Though most of the mining has been replaced by ranching, signs of the past can still be seen in several ghost towns, including Central City, Addie Camp, Addie Creek, and more. The former gold camp of Deadwood is now a well-preserved gambling mecca, and its twin city of Lead features tours of the now-closed Homestake Mine.
In Sturgis, the annual motorcycle rally draws over half a million visitors to the Black Hills each August.
The Black Hills offers something for everyone, from the historian to the naturalist, as it combines a flavor of the Old West with quaint attractions, rodeos, and outdoor recreation.
Black Hills Badlands Information Center
Interstate 90 at Exit 61
Native American Land Dispute:
The February Act of 1877, which stripped the Sioux of the Black Hills and permanently established Indian Reservations, is still disputed today. Controversy results from the Federal Government purchasing the land from the Sioux, but there is no valid transaction record. The legal battle began in the 1920s, but the Supreme Court didn’t decide the initial case until 1980 when the court ruled to support an earlier lower court ruling awarding the Sioux nation $106 million. Further complications arose, however, as the Sioux Tribe argued that same year that they had never signed a contract with Arthur Lazarus, who argued the case and had been involved with it since the mid-1950s. The Tribe refused to accept the award from the Supreme Court, saying the court’s decision should be vacated on the grounds the tribe was not represented.
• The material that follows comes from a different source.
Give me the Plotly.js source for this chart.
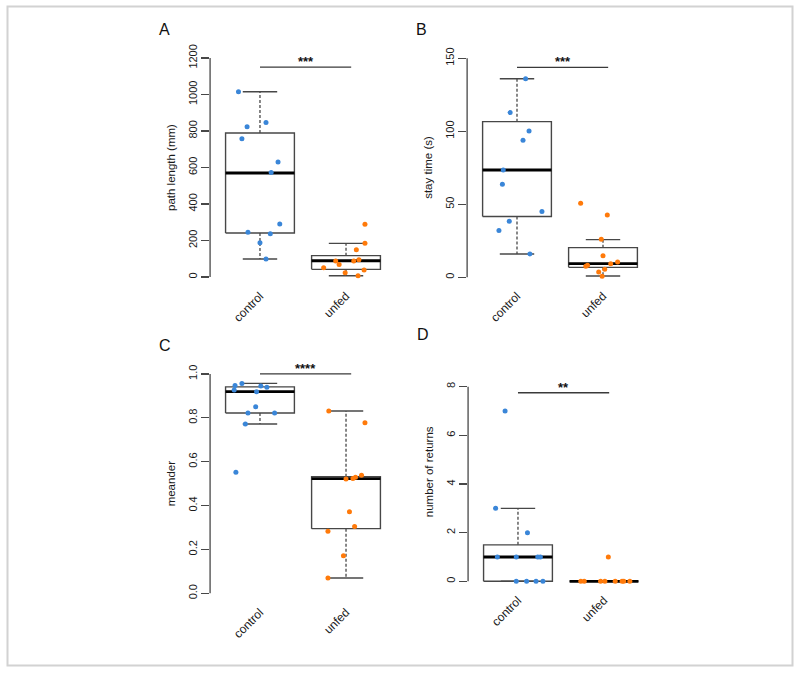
<!DOCTYPE html>
<html>
<head>
<meta charset="utf-8">
<script src="https://cdn.plot.ly/plotly-3.0.1.min.js"></script>
<style>
  body { margin: 0; background: #fff; }
  #chart { width: 800px; height: 673px; }
</style>
</head>
<body>
<div id="chart"></div>
<script>
// Four boxplots (control vs unfed) with jittered points

const groups = ['control', 'unfed'];

// box stats: [lower whisker, Q1, median, Q3, upper whisker]
// A: path length (mm)
const pathControl = [1015, 824, 847, 758, 630, 572, 290, 245, 237, 188, 99];
const pathControlJitter = [-0.25, -0.15, 0.07, -0.21, 0.21, 0.13, 0.23, -0.14, 0.12, 0.00, 0.07];
const pathControlBox = [99, 241, 570, 789, 1015];
const pathUnfed = [289, 185, 149, 88, 68, 88, 94, 51, 38, 23, 7];
const pathUnfedJitter = [0.22, 0.22, 0.12, -0.12, -0.08, 0.09, 0.15, -0.26, 0.21, -0.01, 0.14];
const pathUnfedBox = [7, 42, 89, 117, 184];

// B: stay time (s)
const stayControl = [136, 112.8, 100.2, 93.8, 73.5, 63.7, 45, 38.4, 32, 16];
const stayControlJitter = [0.10, -0.08, 0.14, 0.07, -0.16, -0.17, 0.29, -0.09, -0.21, 0.15];
const stayControlBox = [16, 41.6, 73.5, 106.6, 136];
const stayUnfed = [50.7, 42.7, 26, 14.8, 9.3, 10.5, 7.5, 8.2, 5.5, 3.6, 0.7];
const stayUnfedJitter = [-0.26, 0.05, -0.02, 0.00, 0.09, 0.17, -0.20, -0.18, 0.02, -0.05, -0.01];
const stayUnfedBox = [0.9, 6.8, 9.3, 20.3, 25.8];

// C: meander
const meanderControl = [0.956, 0.947, 0.945, 0.939, 0.927, 0.919, 0.850, 0.822, 0.822, 0.772, 0.552];
const meanderControlJitter = [-0.21, -0.29, 0.01, 0.08, -0.30, -0.04, -0.05, -0.14, 0.17, -0.17, -0.28];
const meanderControlBox = [0.772, 0.822, 0.919, 0.941, 0.957];
const meanderUnfed = [0.831, 0.777, 0.538, 0.529, 0.524, 0.521, 0.372, 0.305, 0.283, 0.171, 0.070];
const meanderUnfedJitter = [-0.20, 0.22, 0.18, 0.11, 0.08, 0.00, 0.04, 0.10, -0.21, -0.03, -0.21];
const meanderUnfedBox = [0.070, 0.295, 0.523, 0.532, 0.831];

// D: number of returns
const returnsControl = [7, 3, 2, 1, 1, 1, 1, 0, 0, 0, 0];
const returnsControlJitter = [-0.15, -0.26, 0.11, -0.24, -0.02, 0.23, 0.26, -0.02, 0.10, 0.21, 0.29];
const returnsControlBox = [0, 0, 1, 1.5, 3];
const returnsUnfed = [0, 0, 0, 0, 0, 0, 0, 0, 1];
const returnsUnfedJitter = [-0.27, -0.23, -0.04, 0.01, 0.13, 0.21, 0.23, 0.30, 0.05];
const returnsUnfedBox = [0, 0, 0, 0, 0];

// significance bars
const sigLevels = [1150, 143.8, 1.0, 7.75];
const sigLabels = ['***', '***', '****', '**'];
const yTicks = [
    [0, 200, 400, 600, 800, 1000, 1200],
    [0, 50, 100, 150],
    [0, 0.2, 0.4, 0.6, 0.8, 1.0],
    [0, 2, 4, 6, 8]
];
const yTickText = [
    ['0', '200', '400', '600', '800', '1000', '1200'],
    ['0', '50', '100', '150'],
    ['0.0', '0.2', '0.4', '0.6', '0.8', '1.0'],
    ['0', '2', '4', '6', '8']
];
const yTitles = ['path length (mm)', 'stay time (s)', 'meander', 'number of returns'];
const panelLetters = ['A', 'B', 'C', 'D'];

const FONT = 'Liberation Sans, Arial, sans-serif';
const BLUE = '#3a86d8';
const ORANGE = '#ff7a0a';
const BOXLINE = '#474747';

// panel placement (paper fractions) and ranges
const xDomains = [[0.2626, 0.4949], [0.5839, 0.8161], [0.2626, 0.4949], [0.5851, 0.8174]];
const yDomains = [[0.5754, 0.9268], [0.5754, 0.9268], [0.1053, 0.4574], [0.1232, 0.4746]];
const yRanges = [[-48, 1248], [-5.8, 156.2], [-0.04, 1.04], [-0.36, 9.36]];

// Build box + whisker + points for one group
function groupTraces(ax, center, box, vals, jitter, color) {
    const [lo, q1, med, q3, hi] = box;
    const xa = 'x' + ax, ya = 'y' + ax;
    const half = 0.4, cap = 0.2;
    const traces = [];
    const base = { xaxis: xa, yaxis: ya, type: 'scatter', mode: 'lines', hoverinfo: 'skip', showlegend: false };

    // whiskers (dashed)
    traces.push({ ...base,
        x: [center, center, null, center, center],
        y: [q3, hi, null, q1, lo],
        line: { color: BOXLINE, width: 1.3, dash: '3px,2px' }
    });
    // caps
    traces.push({ ...base,
        x: [center - cap, center + cap, null, center - cap, center + cap],
        y: [hi, hi, null, lo, lo],
        line: { color: BOXLINE, width: 1.4 }
    });
    // box
    traces.push({ ...base,
        x: [center - half, center + half, center + half, center - half, center - half],
        y: [q1, q1, q3, q3, q1],
        line: { color: BOXLINE, width: 1.4 }
    });
    // median
    traces.push({ ...base,
        x: [center - half, center + half],
        y: [med, med],
        line: { color: '#000', width: 2.8 }
    });
    // jittered points
    traces.push({
        xaxis: xa, yaxis: ya, type: 'scatter', mode: 'markers', showlegend: false,
        x: vals.map((v, i) => center + jitter[i]),
        y: vals,
        marker: { color: color, size: 5 }
    });
    return traces;
}

const panels = [
    [pathControl, pathControlJitter, pathControlBox, pathUnfed, pathUnfedJitter, pathUnfedBox],
    [stayControl, stayControlJitter, stayControlBox, stayUnfed, stayUnfedJitter, stayUnfedBox],
    [meanderControl, meanderControlJitter, meanderControlBox, meanderUnfed, meanderUnfedJitter, meanderUnfedBox],
    [returnsControl, returnsControlJitter, returnsControlBox, returnsUnfed, returnsUnfedJitter, returnsUnfedBox]
];

let data = [];
const layout = {
    width: 800,
    height: 673,
    margin: { l: 0, r: 0, t: 0, b: 0 },
    paper_bgcolor: '#fff',
    plot_bgcolor: 'rgba(0,0,0,0)',
    font: { family: FONT, color: '#1a1a1a' },
    showlegend: false,
    shapes: [],
    annotations: []
};

// outer frame
layout.shapes.push({
    type: 'rect', xref: 'paper', yref: 'paper',
    x0: 7.5 / 800, x1: 792.5 / 800, y0: 1 - 665.5 / 673, y1: 1 - 6.5 / 673,
    line: { color: '#d2d2d2', width: 2 }
});

panels.forEach((p, k) => {
    const n = k + 1;
    const ax = n === 1 ? '' : String(n);
    const [cv, cj, cb, uv, uj, ub] = p;
    data = data.concat(groupTraces(ax, 1, cb, cv, cj, BLUE));
    data = data.concat(groupTraces(ax, 2, ub, uv, uj, ORANGE));

    layout['xaxis' + ax] = {
        domain: xDomains[k],
        anchor: 'y' + ax,
        range: [0.42, 2.58],
        tickvals: [1, 2],
        ticktext: groups,
        tickangle: -45,
        ticks: '',
        showline: false,
        showgrid: false,
        zeroline: false,
        tickfont: { family: FONT, size: 12, color: '#1a1a1a' },
        fixedrange: true
    };
    layout['yaxis' + ax] = {
        domain: yDomains[k],
        anchor: 'x' + ax,
        range: yRanges[k],
        tickvals: yTicks[k],
        ticktext: yTickText[k],
        tickangle: -90,
        ticks: 'outside',
        ticklen: 8,
        tickwidth: 1.2,
        tickcolor: BOXLINE,
        showline: false,
        showgrid: false,
        zeroline: false,
        tickfont: { family: FONT, size: 11, color: '#1a1a1a' },
        title: { text: yTitles[k], font: { family: FONT, size: 11.5, color: '#1a1a1a' }, standoff: 8 },
        fixedrange: true
    };

    // y axis line only over tick span
    const t = yTicks[k];
    layout.shapes.push({
        type: 'line', xref: 'x' + ax + ' domain', yref: 'y' + ax,
        x0: 0, x1: 0, y0: t[0], y1: t[t.length - 1],
        line: { color: BOXLINE, width: 1.3 }
    });

    // significance bar
    layout.shapes.push({
        type: 'line', xref: 'x' + ax, yref: 'y' + ax,
        x0: 1, x1: 2.06, y0: sigLevels[k], y1: sigLevels[k],
        line: { color: '#3a3a3a', width: 1.3 }
    });
    layout.annotations.push({
        xref: 'x' + ax, yref: 'y' + ax,
        x: 1.53, y: sigLevels[k],
        text: '<b>' + sigLabels[k] + '</b>', showarrow: false,
        yanchor: 'bottom', yshift: -4,
        font: { family: FONT, size: 13, color: '#111' }
    });

    // panel letter
    layout.annotations.push({
        xref: 'paper', yref: 'paper',
        x: xDomains[k][0] - 0.066, y: yDomains[k][1] + 0.029,
        xanchor: 'left', yanchor: 'middle',
        text: panelLetters[k], showarrow: false,
        font: { family: FONT, size: 16, color: '#111' }
    });
});

Plotly.newPlot('chart', data, layout, { staticPlot: true });
</script>
</body>
</html>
Legal battles continue with the Tribe wanting the Federal lands of the Black Hills and money. Although the award given to them in 1980 still sits in a trust-gaining interest, they refuse to accept the outcome of the Supreme Court decision saying it would remove any legal standing they have to the Black Hills.
The issue was revived in 2009 when President Barack Obama stated his support for the tribe’s decision not to take the settlement money for the Black Hills. In September 2012, the United Nations, after meeting with several tribes in the U.S., recommended that the United States return lands to some Native Americans, including the Black Hills, to the Sioux. The dispute is still unresolved.